Prapanca, pujangga Majapahit abad ke-14, dalam buku Nagara Kertagama mengatakan bahwa Barus merupakan negeri Melayu yang penting di Sumatra, yang berhasil dijadikan taklukan Majapahit.
Melalui keterangan Prapanca itu, tampak bahwa kota ini telah mempunyai hubungan politik dan dagang dengan kerajaan-kerajaan Hindu di Jawa pada abad-abad sebelumnya. Seperti kota-kota pelabuhan Melayu lain, Barus ketika itu merupakan pusat perdagangan, transit dan pertukaran barang-barang niaga yang dibawa dari negeri Arab, Persia, India dan Cina.
Braginsky (1993) menemukan keterangan tentang Barus dalam Kitab Seribu Satu Malam (abad ke- 11 M), yaitu pada bagian kisah mengenai Sinbad Si Pelaut. Sinbad yang mendarat di Barus menceritakan tentang tempat ini sebagai berikut:
“Maka mereka (saudagar-saudagar; VB) bermalam di sebuah tempat yang indah-indah dan selamat, dan aku pun bermalam bersama mereka, dan hatiku terlalu senang sebab aku terbebas dari lembah ular lalu sampai di negeri (yang dihuni) manusia. Waktu hari sudah siang kami bangun dan berjalan di gunung yang besar itu, dan melihat ular yang banyak."

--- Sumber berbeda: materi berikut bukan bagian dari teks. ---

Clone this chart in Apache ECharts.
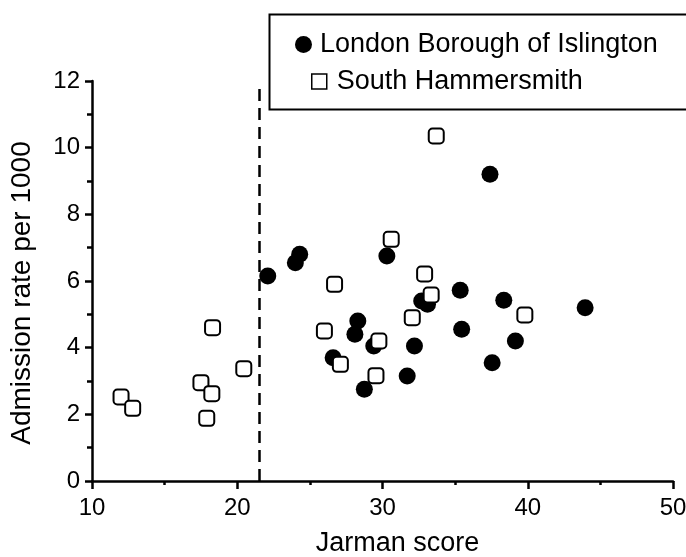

"Kami berjalan sehingga sampai di sebuah taman di pulau yang besar dan indah, maka di taman itu tumbuh pohon-pohon kapur barus, dan setiap satu daripadanya dapat memberi tempat berteduh kepada seratus orang. Maka jika ada orang yang mau mendapat kapur barus, ia pun mengorek lubang di pucuk sebatang pohon dengan sebuah alat yang panjang, lalu mengumpulkan apa (butir-butir kristal; AH) yang menetes dari lubang itu, lantas melelehlah air kapur barus dan mengental bagaikan perekat, beginilah air pohon kapur, dan kemudian pohon itu kering saja dan dipakai sebagai kayu bakar."
Seorang penulis Arab terkenal Sulayman al-Muhri juga mengunjungi Barus pada awal abad ke-16 dan menulis dalam bukunya Al-Umdat al Muhriya fi Dabt al- Ulum al-Najamiyah (1511) bahwa Barus merupakan tujuan utama pelayaran orang-orang Arab, Persia dan India.
Barus merupakan sebuah pelabuhan yang terkemuka di pantai barat Sumatra. Pada pertengahan abad ke-16 seorang ahli sejarah Turki bernama Sidi Ali Syalabi juga berkunjung ke Barus dan melaporkan bahwa kota ini merupakan pelabuhan utama di Sumatra.
Tom Pires
Seorang musafir Portugis, Tome Pires juga telah melawat Barus dan dalam catatan perjalanannya Suma Oriental dia menyatakan:
"Sekarang tiba masanya berbicara tentang kerajaan Barus yang kaya dan makmur, yang juga disebut Pancur atau Pansur. Orang-orang dari Gujarat menyebutnya Panchur, dan begitu pula halnya orang Persia, Arab, Keling, Bengali, dan lain-lain. Orang-orang Sumatra (Melayu) menyebutnya Baros atau Barus. Ia merupakan sebuah kerajaan, bukan dua. Berbatasan dengan Tiku di satu pihak dan batas lain adalah wilayah kerajaan Singkil; pedalaman daerah itu berhubungan dengan daerah Minangkabau dan di hadapannya di tengah laut terletak pulau Nias."
"Kerajaan Barus merupakan pusat perniagaan di pulau Sumatra, oleh sebab ia pelabuhan tempat emas dijual dan dibawa, dan juga sutra, benzoin, barus dalam jumlah besar, madu dan barang-barang niaga lain yang amat banyak terdapat di situ melebihi di tempat lain, dan semua pedagang berkumpul di negeri ini."